* **Problem to work on**: Up to and including the line with "fontweight='bold', color=txt, labelpad=3)", write out the listing from its first line, minus the pictures.

* **Provided data**:
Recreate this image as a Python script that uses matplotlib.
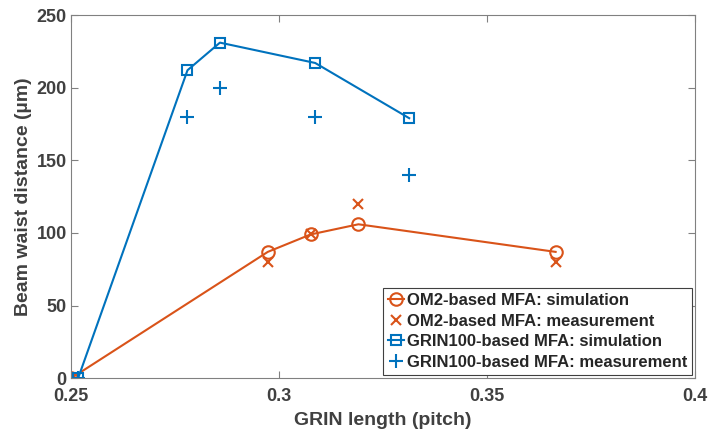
import matplotlib
matplotlib.use("Agg")
import matplotlib.pyplot as plt

# Data
om2_x = [0.25, 0.2973, 0.3076, 0.3191, 0.3665]
om2_sim = [0, 87, 99, 106, 87]
om2_meas = [0, 80, 99, 120, 80]
grin_x = [0.2517, 0.2780, 0.2858, 0.3087, 0.3313]
grin_sim = [0, 212, 231, 217, 179]
grin_meas = [0, 180, 200, 180, 140]

x_ticks = [0.25, 0.3, 0.35, 0.4]
x_tick_labels = ["0.25", "0.3", "0.35", "0.4"]
y_ticks = [0, 50, 100, 150, 200, 250]

blue = "#0072BD"
orange = "#D95319"
txt = "#404040"

plt.rcParams['font.family'] = ['Liberation Sans', 'DejaVu Sans']
plt.rcParams['font.weight'] = 'bold'

fig = plt.figure(figsize=(7.08, 4.34), dpi=100)
ax = fig.add_axes([0.1003, 0.1283, 0.8813, 0.8371])

ax.plot(om2_x, om2_sim, '-o', color=orange, lw=1.5, ms=9, mfc='none', mew=1.5,
        label="OM2-based MFA: simulation")
ax.plot(om2_x, om2_meas, 'x', color=orange, ms=7, mew=1.5,
        label="OM2-based MFA: measurement")
ax.plot(grin_x, grin_sim, '-s', color=blue, lw=1.5, ms=7, mfc='none', mew=1.5,
        label="GRIN100-based MFA: simulation")
ax.plot(grin_x, grin_meas, '+', color=blue, ms=10, mew=1.5,
        label="GRIN100-based MFA: measurement")

ax.set_xlim(0.25, 0.4)
ax.set_ylim(0, 250)
ax.set_xticks(x_ticks)
ax.set_xticklabels(x_tick_labels)
ax.set_yticks(y_ticks)

for s in ax.spines.values():
    s.set_color("#808080")
    s.set_linewidth(0.8)
ax.tick_params(direction='in', top=True, right=True, length=5, width=0.8,
               color="#808080", labelsize=13, labelcolor=txt, pad=3)
ax.tick_params(axis='x', pad=7)
for lab in ax.get_xticklabels() + ax.get_yticklabels():
    lab.set_fontweight('bold')

ax.set_xlabel("GRIN length (pitch)", fontsize=14, fontweight='bold', color=txt, labelpad=5)
ax.set_ylabel("Beam waist distance (\u00b5m)", fontsize=14, fontweight='bold', color=txt, labelpad=3)

leg = ax.legend(loc='lower right', bbox_to_anchor=(0.9955, 0.01), fontsize=12,
                frameon=True, fancybox=False, edgecolor="#404040", framealpha=1,
                handlelength=1.0, handletextpad=0.15, borderpad=0.3, labelspacing=0.33,
                borderaxespad=0.0)
leg.get_frame().set_linewidth(0.8)
for t in leg.get_texts():
    t.set_fontweight('bold')
    t.set_color("#262626")

fig.savefig("out.png", dpi=100)
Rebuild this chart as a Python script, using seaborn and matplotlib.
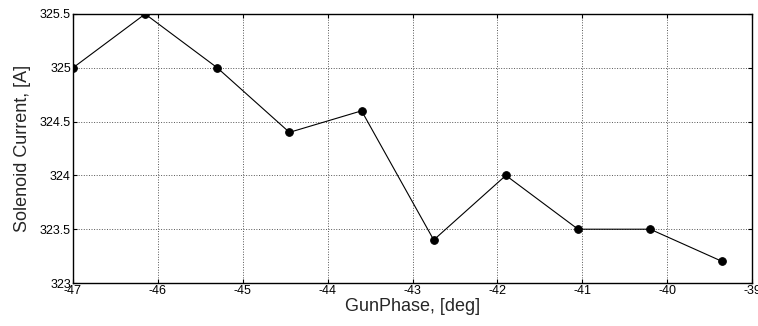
import matplotlib
matplotlib.use("Agg")
import matplotlib.pyplot as plt
import seaborn as sns
import pandas as pd

gun_phase = [-47.0, -46.15, -45.3, -44.45, -43.6, -42.75, -41.9, -41.05, -40.2, -39.35]
solenoid_current = [325.0, 325.5, 325.0, 324.4, 324.6, 323.4, 324.0, 323.5, 323.5, 323.2]
x_ticks = [-47, -46, -45, -44, -43, -42, -41, -40, -39]
y_ticks = [323, 323.5, 324, 324.5, 325, 325.5]
y_tick_labels = ["323", "323.5", "324", "324.5", "325", "325.5"]

sns.set_style("white")
plt.rcParams["font.family"] = ["Liberation Sans", "DejaVu Sans"]

df = pd.DataFrame({"phase": gun_phase, "current": solenoid_current})

fig = plt.figure(figsize=(7.58, 3.26), dpi=100)
ax = fig.add_axes([73 / 758, 1 - 283 / 326, (752 - 73) / 758, (283 - 14) / 326])

sns.lineplot(data=df, x="phase", y="current", ax=ax, color="black", linewidth=0.8,
             marker="o", markersize=5.5, markeredgecolor="black", markerfacecolor="black")

ax.set_xlim(-47, -39)
ax.set_ylim(323, 325.5)
ax.set_xticks(x_ticks)
ax.set_xticklabels([str(t) for t in x_ticks])
ax.set_yticks(y_ticks)
ax.set_yticklabels(y_tick_labels)

ax.grid(True, linestyle=":", color="#555555", linewidth=0.7)
ax.tick_params(direction="in", length=3, width=0.8, labelsize=9, colors="black",
               top=True, right=True, bottom=True, left=True, pad=1.5)
for s in ax.spines.values():
    s.set_visible(True)
    s.set_color("black")
    s.set_linewidth(1.0)

ax.set_xlabel("GunPhase, [deg]", fontsize=13, labelpad=1)
ax.set_ylabel("Solenoid Current, [A]", fontsize=13, labelpad=6)

fig.savefig("out.png", dpi=100)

* **Full answer**:
Recreate this image as a Python script that uses matplotlib.
import matplotlib
matplotlib.use("Agg")
import matplotlib.pyplot as plt

# Data
om2_x = [0.25, 0.2973, 0.3076, 0.3191, 0.3665]
om2_sim = [0, 87, 99, 106, 87]
om2_meas = [0, 80, 99, 120, 80]
grin_x = [0.2517, 0.2780, 0.2858, 0.3087, 0.3313]
grin_sim = [0, 212, 231, 217, 179]
grin_meas = [0, 180, 200, 180, 140]

x_ticks = [0.25, 0.3, 0.35, 0.4]
x_tick_labels = ["0.25", "0.3", "0.35", "0.4"]
y_ticks = [0, 50, 100, 150, 200, 250]

blue = "#0072BD"
orange = "#D95319"
txt = "#404040"

plt.rcParams['font.family'] = ['Liberation Sans', 'DejaVu Sans']
plt.rcParams['font.weight'] = 'bold'

fig = plt.figure(figsize=(7.08, 4.34), dpi=100)
ax = fig.add_axes([0.1003, 0.1283, 0.8813, 0.8371])

ax.plot(om2_x, om2_sim, '-o', color=orange, lw=1.5, ms=9, mfc='none', mew=1.5,
        label="OM2-based MFA: simulation")
ax.plot(om2_x, om2_meas, 'x', color=orange, ms=7, mew=1.5,
        label="OM2-based MFA: measurement")
ax.plot(grin_x, grin_sim, '-s', color=blue, lw=1.5, ms=7, mfc='none', mew=1.5,
        label="GRIN100-based MFA: simulation")
ax.plot(grin_x, grin_meas, '+', color=blue, ms=10, mew=1.5,
        label="GRIN100-based MFA: measurement")

ax.set_xlim(0.25, 0.4)
ax.set_ylim(0, 250)
ax.set_xticks(x_ticks)
ax.set_xticklabels(x_tick_labels)
ax.set_yticks(y_ticks)

for s in ax.spines.values():
    s.set_color("#808080")
    s.set_linewidth(0.8)
ax.tick_params(direction='in', top=True, right=True, length=5, width=0.8,
               color="#808080", labelsize=13, labelcolor=txt, pad=3)
ax.tick_params(axis='x', pad=7)
for lab in ax.get_xticklabels() + ax.get_yticklabels():
    lab.set_fontweight('bold')

ax.set_xlabel("GRIN length (pitch)", fontsize=14, fontweight='bold', color=txt, labelpad=5)
ax.set_ylabel("Beam waist distance (\u00b5m)", fontsize=14, fontweight='bold', color=txt, labelpad=3)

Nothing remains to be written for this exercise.